According to a 2024 IBM study, 38% of employees in enterprises admit to sharing sensitive information with AI tools without prior authorization (IBM Shadow AI report). For financial institutions, this behavior risks violating the GLBA’s updated controls, especially on vendor and data access oversight.

Compliance and legal teams should interpret the GLBA updates as mandating stricter governance over AI tool adoption. This includes formal approval workflows for AI services, robust monitoring of AI data handling, and integration of AI-related vendor risks into compliance programs. Failure to manage these obligations can lead to enforcement actions, penalties, and reputational harm.

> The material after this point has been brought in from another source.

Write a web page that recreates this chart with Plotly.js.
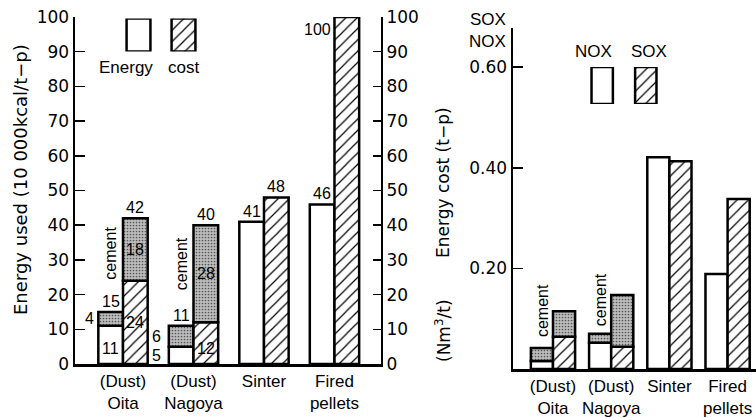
<!DOCTYPE html>
<html>
<head>
<meta charset="utf-8">
<script src="https://cdn.plot.ly/plotly-3.0.1.min.js"></script>
<style>html,body{margin:0;padding:0;background:#fff;}#chart{width:756px;height:418px;}</style>
</head>
<body>
<div id="chart"></div>
<script>
// ---------- data ----------
const categories = ['(Dust)<br>Oita', '(Dust)<br>Nagoya', 'Sinter', 'Fired<br>pellets'];
// left chart: energy used (10 000 kcal/t-p) and energy cost (index)
const energyBase   = [11, 5, 41, 46];
const energyCement = [4, 6, null, null];
const costBase     = [24, 12, 48, 100];
const costCement   = [18, 28, null, null];
// right chart: NOX and SOX (Nm3/t)
const noxBase   = [0.016, 0.052, 0.421, 0.189];
const noxCement = [0.026, 0.018, null, null];
const soxBase   = [0.064, 0.044, 0.413, 0.338];
const soxCement = [0.051, 0.103, null, null];
const leftTicks = [0, 10, 20, 30, 40, 50, 60, 70, 80, 90, 100];
const rightTickVals = [0.2, 0.4, 0.6];
const rightTickText = ['0.20', '0.40', '0.60'];
const legendLeft = ['Energy', 'cost'];
const legendRight = ['NOX', 'SOX'];

// ---------- styles ----------
const FONT = 'Liberation Sans, Arial, sans-serif';
const FONT2 = 'DejaVu Sans, sans-serif';
const W = 756, H = 418;
const px = v => v / W, py = v => 1 - v / H;
const idx = categories.map((c, i) => i);
const LW = 2.5;
const plain = {color: 'white', line: {color: 'black', width: LW}};
const hatch = {color: 'white', line: {color: 'black', width: LW},
  pattern: {shape: '/', fgcolor: 'black', bgcolor: 'white', size: 8, solidity: 0.15}};
const stip = {color: '#bdbdbd', line: {color: 'black', width: LW},
  pattern: {shape: '.', fgcolor: '#555', bgcolor: '#bdbdbd', size: 3, solidity: 0.25}};

const bw = 0.35, bw2 = 0.38;
function bar(x, y, base, xa, ya, w, off, marker) {
  const t = {type: 'bar', x: x, y: y, xaxis: xa, yaxis: ya, width: w, offset: off,
    marker: marker, showlegend: false, hoverinfo: 'skip'};
  if (base) t.base = base;
  return t;
}
const traces = [
  bar(idx, energyBase, null, 'x', 'y', bw, -bw, plain),
  bar(idx, energyCement, energyBase, 'x', 'y', bw, -bw, stip),
  bar(idx, costBase, null, 'x', 'y2', bw, 0, hatch),
  bar(idx, costCement, costBase, 'x', 'y2', bw, 0, stip),
  bar(idx, noxBase, null, 'x2', 'y3', bw2, -bw2, plain),
  bar(idx, noxCement, noxBase, 'x2', 'y3', bw2, -bw2, stip),
  bar(idx, soxBase, null, 'x2', 'y3', bw2, 0, hatch),
  bar(idx, soxCement, soxBase, 'x2', 'y3', bw2, 0, stip),
  // legend glyphs as mini bar charts
  {type: 'bar', x: [0, 1], y: [1, 1], xaxis: 'x3', yaxis: 'y4', width: 0.53, showlegend: false, hoverinfo: 'skip',
   marker: {color: 'white', line: {color: 'black', width: LW},
     pattern: {shape: ['', '/'], fgcolor: 'black', bgcolor: 'white', size: 8, solidity: 0.15}}},
  {type: 'bar', x: [0, 1], y: [1, 1], xaxis: 'x4', yaxis: 'y5', width: 0.49, showlegend: false, hoverinfo: 'skip',
   marker: {color: 'white', line: {color: 'black', width: LW},
     pattern: {shape: ['', '/'], fgcolor: 'black', bgcolor: 'white', size: 8, solidity: 0.15}}}
];

// ---------- annotations ----------
const tf = {family: FONT, size: 16, color: 'black'};
const anns = [];
function lab(x, y, text, o) {
  anns.push(Object.assign({xref: 'x', yref: 'y', x: x, y: y, text: String(text), showarrow: false,
    font: tf, xanchor: 'center', yanchor: 'middle'}, o || {}));
}
const h = bw / 2;
// Oita
lab(0 - h, 4.6, energyBase[0]);
lab(0 - bw, energyBase[0] + energyCement[0] / 2, energyCement[0], {xanchor: 'right', xshift: -2});
lab(0 - h, energyBase[0] + energyCement[0], energyBase[0] + energyCement[0], {yanchor: 'bottom'});
lab(0 + h, costBase[0] / 2, costBase[0]);
lab(0 + h, costBase[0] + costCement[0] / 2, costCement[0]);
lab(0 + h, costBase[0] + costCement[0], costBase[0] + costCement[0], {yanchor: 'bottom'});
lab(0 - h, 32, 'cement', {textangle: -90});
// Nagoya
lab(1 - bw, energyBase[1] + energyCement[1] / 2, energyCement[1], {xanchor: 'right', xshift: -6});
lab(1 - bw, energyBase[1] / 2, energyBase[1], {xanchor: 'right', xshift: -6});
lab(1 - h, energyBase[1] + energyCement[1], energyBase[1] + energyCement[1], {yanchor: 'bottom'});
lab(1 + h, 4.6, costBase[1]);
lab(1 + h, costBase[1] + costCement[1] / 2, costCement[1]);
lab(1 + h, costBase[1] + costCement[1], costBase[1] + costCement[1], {yanchor: 'bottom'});
lab(1 - h, 28.8, 'cement', {textangle: -90});
// Sinter, Fired pellets
lab(2 - h, energyBase[2], energyBase[2], {yanchor: 'bottom'});
lab(2 + h, costBase[2], costBase[2], {yanchor: 'bottom'});
lab(3 - h, energyBase[3], energyBase[3], {yanchor: 'bottom'});
lab(3, costBase[3], costBase[3], {xanchor: 'right', yanchor: 'top', xshift: -1, yshift: -2});
// right chart cement labels
anns.push({xref: 'x2', yref: 'y3', x: 0 - bw2 / 2, y: 0.117, text: 'cement', textangle: -90, showarrow: false, font: tf});
anns.push({xref: 'x2', yref: 'y3', x: 1 - bw2 / 2, y: 0.137, text: 'cement', textangle: -90, showarrow: false, font: tf});
// axis titles and legend text (paper)
function pap(x, y, text, o) {
  anns.push(Object.assign({xref: 'paper', yref: 'paper', x: px(x), y: py(y), text: text, showarrow: false,
    font: {family: FONT, size: 17, color: 'black'}, xanchor: 'center', yanchor: 'middle'}, o || {}));
}
pap(20, 180, 'Energy used (10 000kcal/t\u2212p)', {textangle: -90, font: {family: FONT2, size: 18, color: 'black'}});
pap(443, 182, 'Energy cost (t\u2212p)', {textangle: -90, font: {family: FONT2, size: 17, color: 'black'}});
pap(443, 330, '(Nm<sup>3</sup>/t)', {textangle: -90, font: {family: FONT2, size: 17, color: 'black'}});
pap(508, 30, 'SOX<br>NOX', {xanchor: 'right', align: 'right'});
pap(126, 68, legendLeft[0]);
pap(183.5, 68, legendLeft[1]);
pap(593, 52, legendRight[0]);
pap(649, 52, legendRight[1]);

// ---------- layout ----------
const tickFont = {family: FONT, size: 17, color: 'black'};
const numFont = {family: FONT2, size: 17, color: 'black'};
const hidden = {visible: false, fixedrange: true};
const layout = {
  width: W, height: H,
  margin: {l: 0, r: 0, t: 0, b: 0},
  paper_bgcolor: 'white', plot_bgcolor: 'rgba(0,0,0,0)',
  barmode: 'overlay',
  font: {family: FONT, color: 'black'},
  xaxis: {domain: [px(75), px(381)], range: [-0.681, 3.66], anchor: 'y',
    tickvals: idx, ticktext: categories, ticks: '', showline: true, linewidth: LW, linecolor: 'black',
    showgrid: false, zeroline: false, tickfont: tickFont},
  yaxis: {domain: [1 - 364 / H, 1 - 17 / H], range: [0, 100], anchor: 'x',
    tickvals: leftTicks, ticks: 'inside', ticklen: 10, tickwidth: 1.5, tickcolor: 'black',
    showline: true, linewidth: LW, linecolor: 'black', showgrid: false, zeroline: false, tickfont: numFont},
  yaxis2: {overlaying: 'y', side: 'right', anchor: 'x', range: [0, 100],
    tickvals: leftTicks, ticks: 'inside', ticklen: 8, tickwidth: 1.5, tickcolor: 'black',
    showline: true, linewidth: 2, linecolor: 'black', showgrid: false, zeroline: false, tickfont: numFont},
  xaxis2: {domain: [px(513), 1], range: [-0.687, 3.488], anchor: 'y3',
    tickvals: idx, ticktext: categories, ticks: '', showline: true, linewidth: LW, linecolor: 'black',
    showgrid: false, zeroline: false, tickfont: tickFont},
  yaxis3: {domain: [1 - 369 / H, 1 - 28 / H], range: [0, 0.678], anchor: 'x2',
    tickvals: rightTickVals, ticktext: rightTickText, ticks: 'inside', ticklen: 10, tickwidth: 1.5, tickcolor: 'black',
    showline: true, linewidth: LW, linecolor: 'black', showgrid: false, zeroline: false, tickfont: numFont},
  xaxis3: Object.assign({domain: [px(116), px(206)], range: [-0.5, 1.5], anchor: 'y4'}, hidden),
  yaxis4: Object.assign({domain: [1 - 51.5 / H, 1 - 18.5 / H], range: [0, 1], anchor: 'x3'}, hidden),
  xaxis4: Object.assign({domain: [px(580.4), px(667.6)], range: [-0.5, 1.5], anchor: 'y5'}, hidden),
  yaxis5: Object.assign({domain: [1 - 104 / H, 1 - 67 / H], range: [0, 1], anchor: 'x4'}, hidden),
  annotations: anns
};
Plotly.newPlot('chart', traces, layout, {staticPlot: true, displayModeBar: false});
</script>
</body>
</html>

While regulatory guidance on AI use under GLBA is still evolving, adherence to the updated Safeguards Rule’s explicit requirements offers a clear compliance framework. Firms should proactively assess their AI risk exposure and update internal policies accordingly.

By the numbers:

  • 9 — new controls in the 2023 GLBA Safeguards Rule update
  • 38% — employees admitting to unauthorized sharing of sensitive data with AI tools (2024 IBM report)
  • 30 days — maximum time to notify regulators after a data breach under the updated rule

Yes, but: Enforcement actions specifically citing AI-related violations under GLBA have not yet been widely reported. Legal teams should monitor regulatory developments as agencies clarify expectations.

What's next: Financial institutions should prepare for forthcoming regulatory guidance and best practices on AI risks as federal agencies continue examining AI’s compliance impact.